The central area of the stairs was the home to two whimsical mosaic sculptures and then at the bottom, a brilliantly colored iguana. What a scene this was.
At the bottom. I was able to get a better angle on the columns and the viewing deck...an engineering feat. Also, a closer view of the gingerbread houses. They are both incredibly fanciful and such a visual treat but I’d choose to live in the one with the spire and blue tiles.
I’d made it, against the odds...lol I’d returned to Guell and even with the crowd of tourists, renovation in progress, and the damage visible to the wavy seating, I’d enjoyed being here.
I’d walked to a different metro station this time as I was told it was easier, I don’t know if easier is accurate but it was downhill and fewer turns...so I’ll take it. It started to sprinkle bur I’d made it to the metro in time.
I exited Passiage de Gracias and went to Alsur Cafe. I was ravenous and knew this would it the spot. I had the scrambled eggs with toast and the yogurt with fruit again. It was just as tasty a second time. That’s always a relief.
From here it was a 2 block walk back to the hostel. I worked on charging my phone and answered a few messages, before leaving I also wanted to clean up a bit as i had gotten quite sweaty and didn’t want to stink on journey home.
Around 1pm, I was ready to go (3:30 flight) when I learned that it wasn’t possible to get to the airport the way that I got here. I was puzzled by this but tried to follow. There was normal busses but that not put me at the airport until 2:30. The airport bus was €5.90 but only left every 30 minutes and that might cause the same issue.
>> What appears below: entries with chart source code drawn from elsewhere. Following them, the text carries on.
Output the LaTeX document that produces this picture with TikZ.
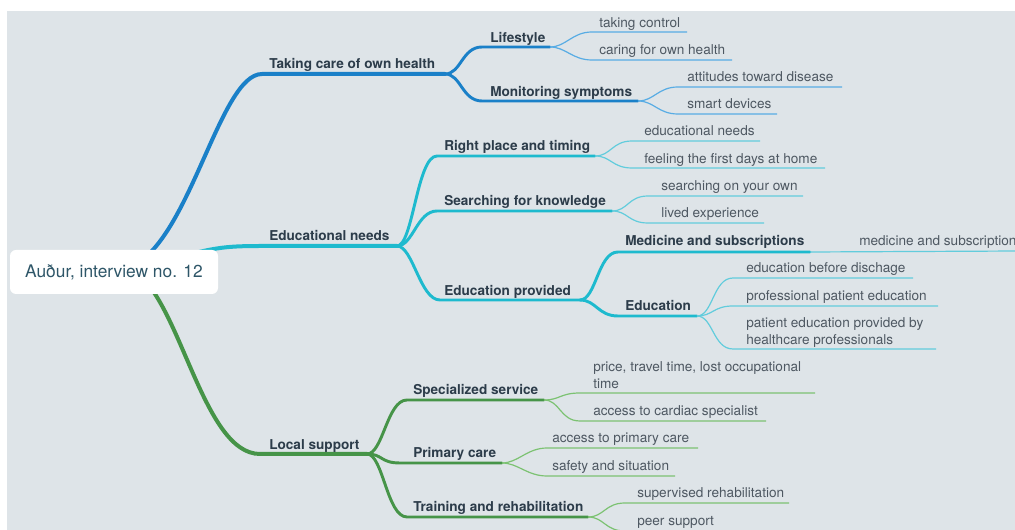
\documentclass[tikz,border=0pt]{standalone}
\usepackage{fontspec}
\setmainfont{TeX Gyre Heros}
\definecolor{canvas}{RGB}{222,228,232}
\definecolor{bluebr}{RGB}{26,128,200}
\definecolor{blueleaf}{RGB}{88,172,228}
\definecolor{cyanbr}{RGB}{30,186,206}
\definecolor{cyanleaf}{RGB}{98,204,220}
\definecolor{greenbr}{RGB}{70,148,72}
\definecolor{greenleaf}{RGB}{124,194,114}
\definecolor{topictext}{RGB}{44,60,74}
\definecolor{leaftext}{RGB}{78,88,98}
\definecolor{roottext}{RGB}{46,86,104}
\begin{document}
\begin{tikzpicture}[x=0.75pt,y=-0.75pt,
  rootbox/.style={fill=white,rounded corners=4.5pt,inner sep=0pt,
    minimum width=156pt,minimum height=33pt,
    font=\fontsize{13}{15}\selectfont,text=roottext},
  topic/.style={anchor=base west,inner sep=0pt,
    font=\fontsize{10.2}{12.75}\selectfont\bfseries,text=topictext},
  leaf/.style={anchor=base west,inner sep=0pt,align=left,
    font=\fontsize{10.2}{12.75}\selectfont,text=leaftext},
  trunk/.style={line width=3pt,line cap=round},
  limb/.style={line width=2.2pt,line cap=round},
  twig/.style={line width=0.9pt}]
  \clip (0,0) rectangle (1015,530);
  \fill[white] (0,0) rectangle (1015,530);
  \fill[canvas] (7,11) rectangle (1015,530);

  % ends of every underline
  \coordinate (hubA) at (132,266);
  \coordinate (hubB) at (180,257);
  \coordinate (hubC) at (132,270);
  \coordinate (care-l) at (262,74);  \coordinate (care-r) at (445,74);
  \coordinate (edun-l) at (262,246); \coordinate (edun-r) at (397,246);
  \coordinate (local-l) at (260,454); \coordinate (local-r) at (367,454);
  \coordinate (life-l) at (482,47);  \coordinate (life-r) at (550,47);
  \coordinate (monitor-l) at (482,101); \coordinate (monitor-r) at (638,101);
  \coordinate (ctrl-l) at (592,32);  \coordinate (ctrl-r) at (687,32);
  \coordinate (caring-l) at (592,60); \coordinate (caring-r) at (732,60);
  \coordinate (attitude-l) at (678,87); \coordinate (attitude-r) at (842,87);
  \coordinate (smart-l) at (678,114); \coordinate (smart-r) at (777,114);
  \coordinate (place-l) at (437,156); \coordinate (place-r) at (595,156);
  \coordinate (search-l) at (437,211); \coordinate (search-r) at (612,211);
  \coordinate (given-l) at (440,300); \coordinate (given-r) at (580,300);
  \coordinate (needs-l) at (632,141); \coordinate (needs-r) at (760,141);
  \coordinate (feeling-l) at (632,168); \coordinate (feeling-r) at (825,168);
  \coordinate (own-l) at (648,196); \coordinate (own-r) at (803,196);
  \coordinate (lived-l) at (648,223); \coordinate (lived-r) at (764,223);
  \coordinate (medicine-l) at (618,252); \coordinate (medicine-r) at (810,252);
  \coordinate (medleaf-r) at (1020,251);
  \coordinate (teach-l) at (618,316); \coordinate (teach-r) at (697,316);
  \coordinate (before-l) at (733,278); \coordinate (before-r) at (913,278);
  \coordinate (profed-l) at (733,306); \coordinate (profed-r) at (938,306);
  \coordinate (provby-l) at (733,349); \coordinate (provby-r) at (936,349);
  \coordinate (special-l) at (407,400); \coordinate (special-r) at (544,400);
  \coordinate (primary-l) at (400,463); \coordinate (primary-r) at (502,463);
  \coordinate (training-l) at (407,517); \coordinate (training-r) at (588,517);
  \coordinate (price-l) at (580,393); \coordinate (price-r) at (815,393);
  \coordinate (cardiac-l) at (580,421); \coordinate (cardiac-r) at (766,421);
  \coordinate (access-l) at (547,448); \coordinate (access-r) at (698,448);
  \coordinate (safety-l) at (547,476); \coordinate (safety-r) at (675,476);
  \coordinate (supervised-l) at (625,503); \coordinate (supervised-r) at (789,503);
  \coordinate (peer-l) at (625,531); \coordinate (peer-r) at (730,531);

  % main branches
  \draw[trunk,bluebr] (hubA) .. controls (190,240) and (220,74) .. (care-l) -- (care-r);
  \draw[trunk,cyanbr] (hubB) .. controls (215,247) and (230,246) .. (edun-l) -- (edun-r);
  \draw[trunk,greenbr] (hubC) .. controls (180,296) and (202,454) .. (local-l) -- (local-r);

  % second level
  \draw[limb,bluebr] (care-r) .. controls +(16,0) and +(-20,0) .. (life-l) -- (life-r);
  \draw[limb,bluebr] (care-r) .. controls +(16,0) and +(-20,0) .. (monitor-l) -- (monitor-r);
  \draw[limb,cyanbr] (edun-r) .. controls +(16,0) and +(-20,0) .. (place-l) -- (place-r);
  \draw[limb,cyanbr] (edun-r) .. controls +(16,0) and +(-20,0) .. (search-l) -- (search-r);
  \draw[limb,cyanbr] (edun-r) .. controls +(16,0) and +(-20,0) .. (given-l) -- (given-r);
  \draw[limb,cyanbr] (given-r) .. controls +(16,0) and +(-20,0) .. (medicine-l) -- (medicine-r);
  \draw[limb,cyanbr] (given-r) .. controls +(16,0) and +(-20,0) .. (teach-l) -- (teach-r);
  \draw[limb,greenbr] (local-r) .. controls +(16,0) and +(-20,0) .. (special-l) -- (special-r);
  \draw[limb,greenbr] (local-r) .. controls +(16,0) and +(-20,0) .. (primary-l) -- (primary-r);
  \draw[limb,greenbr] (local-r) .. controls +(16,0) and +(-20,0) .. (training-l) -- (training-r);

  % leaves
  \draw[twig,blueleaf] (life-r) .. controls +(16,0) and +(-20,0) .. (ctrl-l) -- (ctrl-r);
  \draw[twig,blueleaf] (life-r) .. controls +(16,0) and +(-20,0) .. (caring-l) -- (caring-r);
  \draw[twig,blueleaf] (monitor-r) .. controls +(16,0) and +(-20,0) .. (attitude-l) -- (attitude-r);
  \draw[twig,blueleaf] (monitor-r) .. controls +(16,0) and +(-20,0) .. (smart-l) -- (smart-r);
  \draw[twig,cyanleaf] (place-r) .. controls +(16,0) and +(-20,0) .. (needs-l) -- (needs-r);
  \draw[twig,cyanleaf] (place-r) .. controls +(16,0) and +(-20,0) .. (feeling-l) -- (feeling-r);
  \draw[twig,cyanleaf] (search-r) .. controls +(16,0) and +(-20,0) .. (own-l) -- (own-r);
  \draw[twig,cyanleaf] (search-r) .. controls +(16,0) and +(-20,0) .. (lived-l) -- (lived-r);
  \draw[twig,cyanleaf] (medicine-r) -- (medleaf-r);
  \draw[twig,cyanleaf] (teach-r) .. controls +(16,0) and +(-20,0) .. (before-l) -- (before-r);
  \draw[twig,cyanleaf] (teach-r) .. controls +(16,0) and +(-20,0) .. (profed-l) -- (profed-r);
  \draw[twig,cyanleaf] (teach-r) .. controls +(16,0) and +(-20,0) .. (provby-l) -- (provby-r);
  \draw[twig,greenleaf] (special-r) .. controls +(16,0) and +(-20,0) .. (price-l) -- (price-r);
  \draw[twig,greenleaf] (special-r) .. controls +(16,0) and +(-20,0) .. (cardiac-l) -- (cardiac-r);
  \draw[twig,greenleaf] (primary-r) .. controls +(16,0) and +(-20,0) .. (access-l) -- (access-r);
  \draw[twig,greenleaf] (primary-r) .. controls +(16,0) and +(-20,0) .. (safety-l) -- (safety-r);
  \draw[twig,greenleaf] (training-r) .. controls +(16,0) and +(-20,0) .. (supervised-l) -- (supervised-r);
  \draw[twig,greenleaf] (training-r) .. controls +(16,0) and +(-20,0) .. (peer-l) -- (peer-r);

  % labels
  \node[rootbox] (root) at (114,272) {Auður, interview no. 12};
  \node[topic] (care) at (269,69) {Taking care of own health};
  \node[topic] (edun) at (269,241) {Educational needs};
  \node[topic] (local) at (269,450) {Local support};
  \node[topic] (life) at (490,43) {Lifestyle};
  \node[topic] (monitor) at (490,97) {Monitoring symptoms};
  \node[topic] (place) at (444,151) {Right place and timing};
  \node[topic] (search) at (444,206) {Searching for knowledge};
  \node[topic] (given) at (444,296) {Education provided};
  \node[topic] (medicine) at (625,246) {Medicine and subscriptions};
  \node[topic] (teach) at (625,311) {Education};
  \node[topic] (special) at (413,395) {Specialized service};
  \node[topic] (primary) at (413,458) {Primary care};
  \node[topic] (training) at (413,512) {Training and rehabilitation};
  \node[leaf] (ctrl) at (599,28) {taking control};
  \node[leaf] (caring) at (599,55) {caring for own health};
  \node[leaf] (attitude) at (687,82) {attitudes toward disease};
  \node[leaf] (smart) at (687,109) {smart devices};
  \node[leaf] (needs) at (644,136) {educational needs};
  \node[leaf] (feeling) at (644,164) {feeling the first days at home};
  \node[leaf] (own) at (661,191) {searching on your own};
  \node[leaf] (lived) at (661,218) {lived experience};
  \node[leaf] (medleaf) at (859,246) {medicine and subscriptions};
  \node[leaf] (before) at (746,273) {education before dischage};
  \node[leaf] (profed) at (746,301) {professional patient education};
  \node[leaf] (provby) at (746,345) {patient education provided by\\healthcare professionals};
  \node[leaf] (price) at (593,389) {price, travel time, lost occupational\\time};
  \node[leaf] (cardiac) at (593,416) {access to cardiac specialist};
  \node[leaf] (access) at (552,443) {access to primary care};
  \node[leaf] (safety) at (552,471) {safety and situation};
  \node[leaf] (supervised) at (637,498) {supervised rehabilitation};
  \node[leaf] (peer) at (637,526) {peer support};
\end{tikzpicture}
\end{document}
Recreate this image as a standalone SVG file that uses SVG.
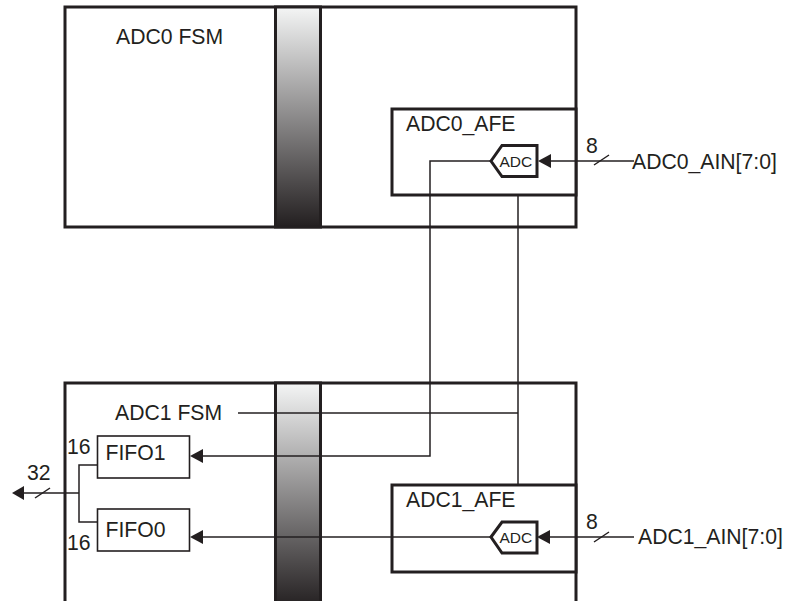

She offered another alternative that should have gotten me to terminal 2 and then I could take airport bus to terminal 1but that can be a 20-30 minute process, I see that this was becoming messy. No matter what, I needed to go!
I reached the lower level of Passiage de Grasias and was stumped as the A1 train that she told me was there...I could find and not even on a guide.
Waisting almost 15 minutes, I now needed to really do something as it was 1:30. I bit the bullet. I hailed a cab, I’d read that it would be around €30. He did get me there in about 30 minutes but it was almost €34. I’d now spent €53.40 on transport. UGH!
Security and immigration were there usual pains as there were so many people departing on this day, Sunday,
I sat next to a lady on the plane and talked about travel. She was older than me but was of a mindset that I’ve believed most Americans to be. This is - not speaking the language and doing something out on your own are things to fear, I think that is sad as there is much to see and experience that will never happen for her and others like her. She had taken a structured cruise and that was easy. Once she got on the boat, her luggage would be in one place the whole trip snd she also knew what her meals would be, This is sanitizing the experience of travel, to me.